To date, we have completely bootstrapped Fiskkit and relied on a 12 person team that believes in the mission. We are a social venture and no one has ever been paid but instead works for free or for equity. Our dedication to being a social venture, however, puts us in the valley of death for fundraising. We are mission-driven, not profit-maximizing, so VCs tell us to go to foundations for funding. But because we aim to be a for-profit, the foundations we talk to point us back to VCs. 

It is difficult to find the right corporate structure and funding model for a mission-driven startup like Fiskkit. Most VC funding is not a fit, because we would have to give up control to someone that has to look at return on investment, and is not in a position to prioritize our mission. Instead, we really need to find an angel investor who cares about Fiskkit’s mission and is willing to mix our mission with profit goals. Likewise, we will probably convert to a B Corporation at some point, but there really isn’t a great corporate structure for us right now. Many VCs do not (or cannot) see the value of investing in a B Corp. startup. At the same time, a lot of talented young people want a job with mission and meaning, which will continue to exacerbate the tension in corporate codes, where it is difficult to mix business choices that both reflect mission and making money. Most B Corps.—like Ben and Jerry’s, for example—were already successful companies before conversion. Policymakers could encourage investment in startups in the B Corp. space by offering tax advantages or offering other forms of downside protection. And they should think about other corporate models for startups that want to align mission with business.

Fiskkit enables user-generated content and commentary on other’s works. Can you tell us about the legal and policy issues Fiskkit faces, for example on intermediary liability and copyright?

Section 230 of the Communications Decency Act is the rock on which all websites that deal in user-generated content are built—they would not exist if people could sue companies for whatever their users put online. Right now, there is a very dumb and highly political conversation around Section 230, and very few people are talking about intelligent updates to the law.

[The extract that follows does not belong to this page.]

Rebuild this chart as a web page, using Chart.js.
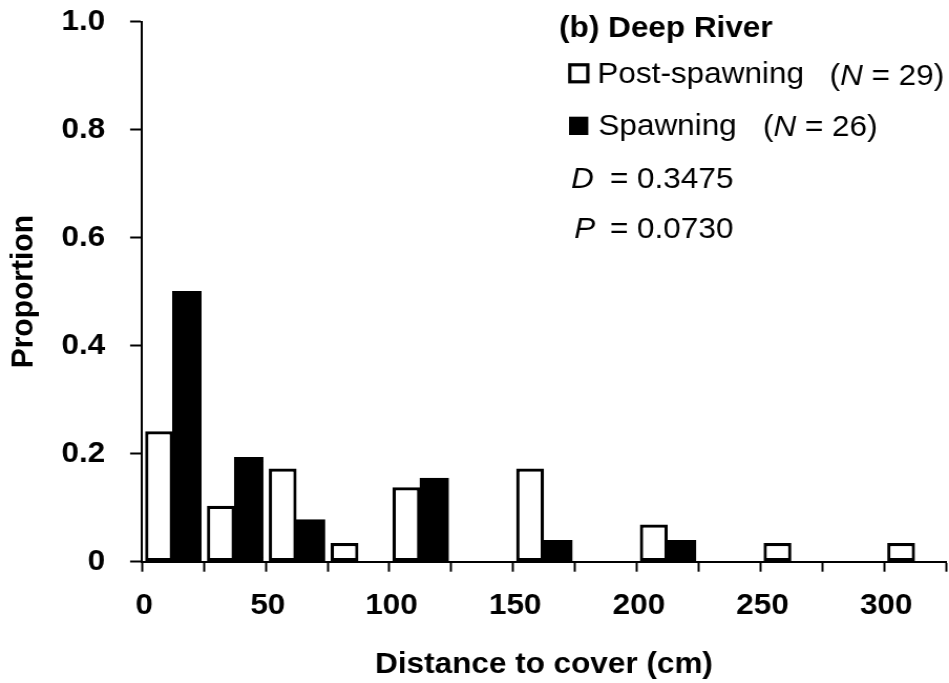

On copyright, in order for Fiskkit to work, our users must be able to criticize the writing of others. And we, and our users, cannot and should not be limited to criticizing articles only when authors give permission. Criticism is the most accepted form of fair use, and we’ve made many design and product decisions to build a non-permissive criticism tool that puts us on the “right side” of the four factor fair use test. But that comes at significant engineering costs. And there is an inherent gamble in pursuing this criticism-based business mode, as fair use is a flexible test where full court cases decide what is definitively fair use. Moreover, because many media organizations, content owners, and authors have infinite legal budgets—and even if they don’t, the cost to file a case is small but the risk of our losing is enormous—a small company like Fiskkit could be broken by even the threat or filing of a meritless copyright case over acceptable fair uses.

What is your goal for Fiskkit moving forward?

We are very ambitious. It is my hope that one year from now we are at the revenue stage and able to have conversations with investors to bring in some who are in agreement with our mission. We look forward to growing the use of Fiskkit in schools, showing students’ cognitive skills and teaching them to recognize facts, opinions, and logical fallacies. The current pilots are going amazingly well. 

On the public side, we hope advocacy groups can use our tool to engage with the public and ignite substantive conversation about various policies. We as a society need to invite more people to participate in such discussions. And while these in-depth conversations won’t involve as many people as Twitter, we can substantially increase the quality. 

We believe that through this education and through the use of Fiskkit by adults, we will see a societal transformation toward more rationality, and an elevation of public discourse.


All of the information in this profile was accurate at the date and time of publication.